__Problem requirements__: Leaving out every picture, retype the lines below from the top through the one that contains "lh_ticks = [0, 10, 20, 30, 40, 50, 60, 70]".

__Provided data__:

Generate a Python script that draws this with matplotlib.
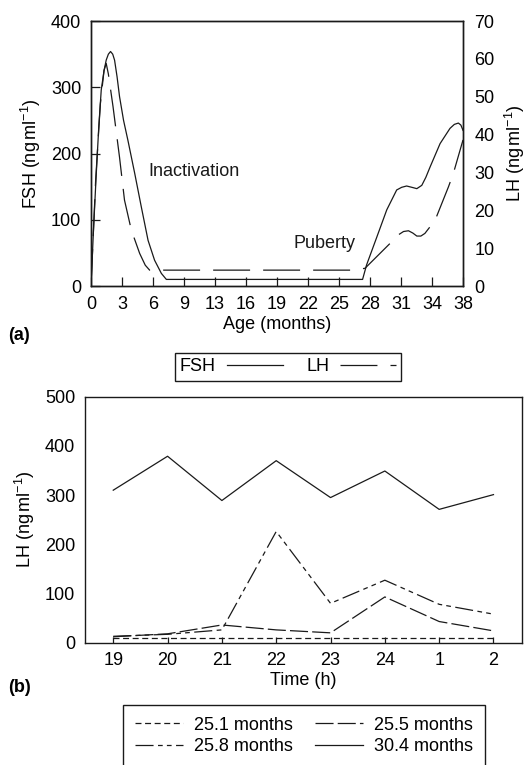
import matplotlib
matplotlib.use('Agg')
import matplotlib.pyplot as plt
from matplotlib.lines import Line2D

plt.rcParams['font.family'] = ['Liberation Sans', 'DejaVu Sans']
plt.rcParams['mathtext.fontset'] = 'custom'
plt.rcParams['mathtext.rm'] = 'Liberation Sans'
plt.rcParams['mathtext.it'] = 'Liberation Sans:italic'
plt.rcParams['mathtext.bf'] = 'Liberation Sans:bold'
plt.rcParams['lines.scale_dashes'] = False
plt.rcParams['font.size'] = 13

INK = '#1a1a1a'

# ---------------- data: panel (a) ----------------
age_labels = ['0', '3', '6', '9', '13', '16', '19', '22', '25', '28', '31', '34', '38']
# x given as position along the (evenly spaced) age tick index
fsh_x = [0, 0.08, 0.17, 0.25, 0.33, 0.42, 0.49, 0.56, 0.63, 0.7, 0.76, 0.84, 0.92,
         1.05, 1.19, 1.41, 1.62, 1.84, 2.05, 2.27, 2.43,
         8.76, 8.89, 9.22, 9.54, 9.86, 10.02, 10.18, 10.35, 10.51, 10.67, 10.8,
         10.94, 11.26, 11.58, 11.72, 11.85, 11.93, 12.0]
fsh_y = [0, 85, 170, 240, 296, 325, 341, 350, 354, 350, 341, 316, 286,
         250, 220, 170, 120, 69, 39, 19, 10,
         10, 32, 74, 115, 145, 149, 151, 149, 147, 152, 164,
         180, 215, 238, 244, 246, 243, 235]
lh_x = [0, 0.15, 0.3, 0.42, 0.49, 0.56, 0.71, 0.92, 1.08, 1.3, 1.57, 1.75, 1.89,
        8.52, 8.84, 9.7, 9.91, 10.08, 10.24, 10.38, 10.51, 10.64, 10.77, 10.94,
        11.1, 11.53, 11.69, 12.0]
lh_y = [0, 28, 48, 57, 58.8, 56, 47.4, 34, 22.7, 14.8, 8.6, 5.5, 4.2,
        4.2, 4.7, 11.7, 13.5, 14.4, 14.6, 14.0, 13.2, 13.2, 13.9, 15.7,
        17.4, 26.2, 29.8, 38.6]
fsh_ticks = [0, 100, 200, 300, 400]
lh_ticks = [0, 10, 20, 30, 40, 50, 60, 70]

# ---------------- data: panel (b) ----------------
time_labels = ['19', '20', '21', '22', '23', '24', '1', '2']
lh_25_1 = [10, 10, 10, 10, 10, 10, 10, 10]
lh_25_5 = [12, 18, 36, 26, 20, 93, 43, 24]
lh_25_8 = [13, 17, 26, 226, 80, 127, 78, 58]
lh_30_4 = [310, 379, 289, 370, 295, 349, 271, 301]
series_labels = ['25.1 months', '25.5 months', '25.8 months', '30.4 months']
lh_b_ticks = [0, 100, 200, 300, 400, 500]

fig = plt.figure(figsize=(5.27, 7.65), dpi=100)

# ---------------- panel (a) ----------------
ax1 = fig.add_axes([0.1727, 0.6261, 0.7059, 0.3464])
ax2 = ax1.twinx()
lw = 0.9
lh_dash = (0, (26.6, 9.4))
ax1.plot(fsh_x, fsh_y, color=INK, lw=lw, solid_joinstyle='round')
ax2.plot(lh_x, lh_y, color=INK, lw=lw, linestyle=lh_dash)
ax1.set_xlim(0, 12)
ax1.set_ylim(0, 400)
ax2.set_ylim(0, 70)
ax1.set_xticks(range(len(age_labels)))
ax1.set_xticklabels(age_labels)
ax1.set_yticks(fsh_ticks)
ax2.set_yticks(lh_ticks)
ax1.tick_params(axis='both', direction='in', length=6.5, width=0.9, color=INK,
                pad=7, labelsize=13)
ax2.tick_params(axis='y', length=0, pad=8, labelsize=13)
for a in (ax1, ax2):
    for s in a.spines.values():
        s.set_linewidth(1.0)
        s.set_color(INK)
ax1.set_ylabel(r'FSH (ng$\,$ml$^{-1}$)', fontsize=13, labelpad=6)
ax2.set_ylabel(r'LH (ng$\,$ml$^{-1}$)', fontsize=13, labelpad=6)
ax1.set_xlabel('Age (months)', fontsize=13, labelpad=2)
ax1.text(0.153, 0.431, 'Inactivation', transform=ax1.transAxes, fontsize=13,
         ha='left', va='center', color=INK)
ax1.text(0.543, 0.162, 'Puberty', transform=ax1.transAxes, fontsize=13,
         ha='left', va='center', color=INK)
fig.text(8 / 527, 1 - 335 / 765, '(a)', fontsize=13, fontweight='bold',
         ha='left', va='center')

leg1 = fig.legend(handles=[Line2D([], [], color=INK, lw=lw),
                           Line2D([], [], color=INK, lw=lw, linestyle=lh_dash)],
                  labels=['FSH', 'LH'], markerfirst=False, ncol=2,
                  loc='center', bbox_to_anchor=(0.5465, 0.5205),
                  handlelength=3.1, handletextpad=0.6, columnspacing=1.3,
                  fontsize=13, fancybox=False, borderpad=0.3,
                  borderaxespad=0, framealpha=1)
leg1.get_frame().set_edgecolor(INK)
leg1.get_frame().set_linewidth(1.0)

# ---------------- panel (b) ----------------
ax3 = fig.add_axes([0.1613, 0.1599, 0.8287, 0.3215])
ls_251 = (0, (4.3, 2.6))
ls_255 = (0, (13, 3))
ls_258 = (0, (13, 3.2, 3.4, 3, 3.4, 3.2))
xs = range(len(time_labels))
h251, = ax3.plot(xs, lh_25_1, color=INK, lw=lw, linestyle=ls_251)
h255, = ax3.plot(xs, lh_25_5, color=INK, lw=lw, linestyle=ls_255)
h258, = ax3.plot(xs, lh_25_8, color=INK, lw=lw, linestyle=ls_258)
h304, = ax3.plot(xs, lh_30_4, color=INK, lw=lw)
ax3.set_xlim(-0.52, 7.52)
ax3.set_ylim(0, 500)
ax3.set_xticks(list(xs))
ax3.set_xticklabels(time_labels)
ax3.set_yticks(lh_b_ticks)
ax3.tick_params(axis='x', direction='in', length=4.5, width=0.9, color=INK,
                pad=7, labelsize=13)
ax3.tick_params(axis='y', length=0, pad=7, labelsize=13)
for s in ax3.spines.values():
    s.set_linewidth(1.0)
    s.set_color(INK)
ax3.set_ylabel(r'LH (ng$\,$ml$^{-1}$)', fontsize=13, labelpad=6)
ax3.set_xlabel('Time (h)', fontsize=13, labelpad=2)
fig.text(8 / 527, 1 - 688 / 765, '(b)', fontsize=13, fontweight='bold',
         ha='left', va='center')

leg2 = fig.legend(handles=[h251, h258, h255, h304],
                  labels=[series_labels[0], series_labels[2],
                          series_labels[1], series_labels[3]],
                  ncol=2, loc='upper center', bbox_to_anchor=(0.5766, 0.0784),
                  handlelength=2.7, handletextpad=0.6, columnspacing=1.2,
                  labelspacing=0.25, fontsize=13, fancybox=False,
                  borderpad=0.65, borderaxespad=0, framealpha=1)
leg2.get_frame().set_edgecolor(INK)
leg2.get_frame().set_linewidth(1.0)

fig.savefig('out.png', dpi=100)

__Exercise result__:
Generate a Python script that draws this with matplotlib.
import matplotlib
matplotlib.use('Agg')
import matplotlib.pyplot as plt
from matplotlib.lines import Line2D

plt.rcParams['font.family'] = ['Liberation Sans', 'DejaVu Sans']
plt.rcParams['mathtext.fontset'] = 'custom'
plt.rcParams['mathtext.rm'] = 'Liberation Sans'
plt.rcParams['mathtext.it'] = 'Liberation Sans:italic'
plt.rcParams['mathtext.bf'] = 'Liberation Sans:bold'
plt.rcParams['lines.scale_dashes'] = False
plt.rcParams['font.size'] = 13

INK = '#1a1a1a'

# ---------------- data: panel (a) ----------------
age_labels = ['0', '3', '6', '9', '13', '16', '19', '22', '25', '28', '31', '34', '38']
# x given as position along the (evenly spaced) age tick index
fsh_x = [0, 0.08, 0.17, 0.25, 0.33, 0.42, 0.49, 0.56, 0.63, 0.7, 0.76, 0.84, 0.92,
         1.05, 1.19, 1.41, 1.62, 1.84, 2.05, 2.27, 2.43,
         8.76, 8.89, 9.22, 9.54, 9.86, 10.02, 10.18, 10.35, 10.51, 10.67, 10.8,
         10.94, 11.26, 11.58, 11.72, 11.85, 11.93, 12.0]
fsh_y = [0, 85, 170, 240, 296, 325, 341, 350, 354, 350, 341, 316, 286,
         250, 220, 170, 120, 69, 39, 19, 10,
         10, 32, 74, 115, 145, 149, 151, 149, 147, 152, 164,
         180, 215, 238, 244, 246, 243, 235]
lh_x = [0, 0.15, 0.3, 0.42, 0.49, 0.56, 0.71, 0.92, 1.08, 1.3, 1.57, 1.75, 1.89,
        8.52, 8.84, 9.7, 9.91, 10.08, 10.24, 10.38, 10.51, 10.64, 10.77, 10.94,
        11.1, 11.53, 11.69, 12.0]
lh_y = [0, 28, 48, 57, 58.8, 56, 47.4, 34, 22.7, 14.8, 8.6, 5.5, 4.2,
        4.2, 4.7, 11.7, 13.5, 14.4, 14.6, 14.0, 13.2, 13.2, 13.9, 15.7,
        17.4, 26.2, 29.8, 38.6]
fsh_ticks = [0, 100, 200, 300, 400]
lh_ticks = [0, 10, 20, 30, 40, 50, 60, 70]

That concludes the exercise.